The Platte River Valley itself was one of those striking vistas; often called the “Coast of Nebraska; it so resembled a flat, shimmering ocean, edged with sand dunes. It appeared to be somewhat below the level of the prairies they would have been crossing, since departing from Independence, St. Joe or Council Bluffs. To some emigrants it appeared like a vast, golden inland sea, stretching to the farthest horizon. But it was the highway towards the mountains beyond Fort Laramie, a month or so of fairly easy traveling… even if the river water was murky with silt, the mosquitoes a veritable plague and wood for campfires very rare.
The Coast of Nebraska offered another awe-inspiring vista; that of vast herds of buffalo. The Platte Valley was their grazing ground and watering hole.
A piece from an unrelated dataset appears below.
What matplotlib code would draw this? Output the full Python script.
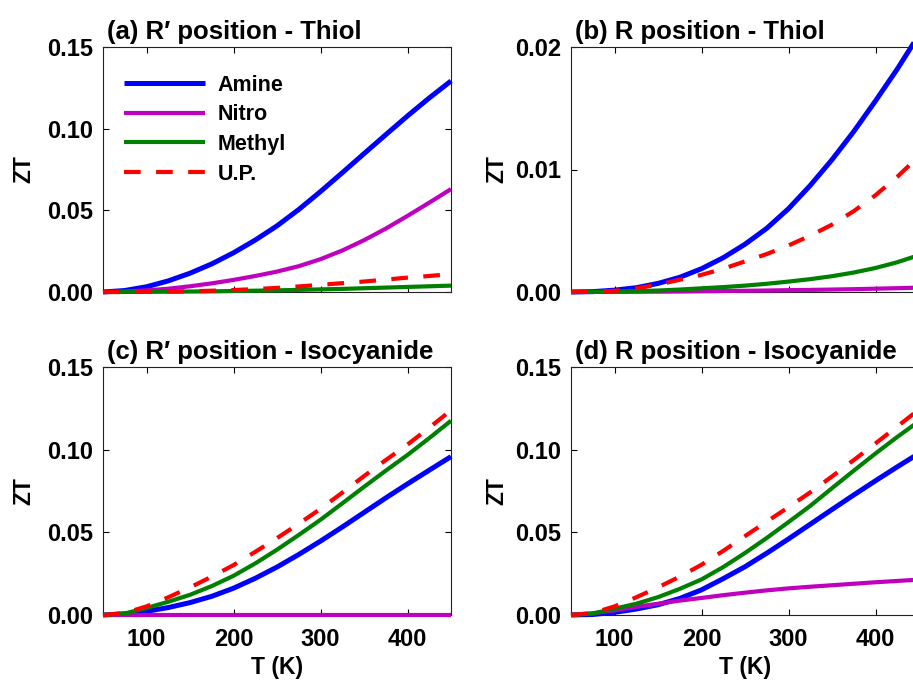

Emigrants were astounded equally by the size of the individual buffalo— which could weigh up to 2,000 pounds— and the sheer numbers. Witnesses to stampedes of buffalo herds at various times and places along the Platte noted how the very ground shook, and the sound of it was like a heavy railroad train passing close by. This was heady stuff, to someone who had spent most of their life before this, farming in Ohio, or in Missouri. But more was yet to come.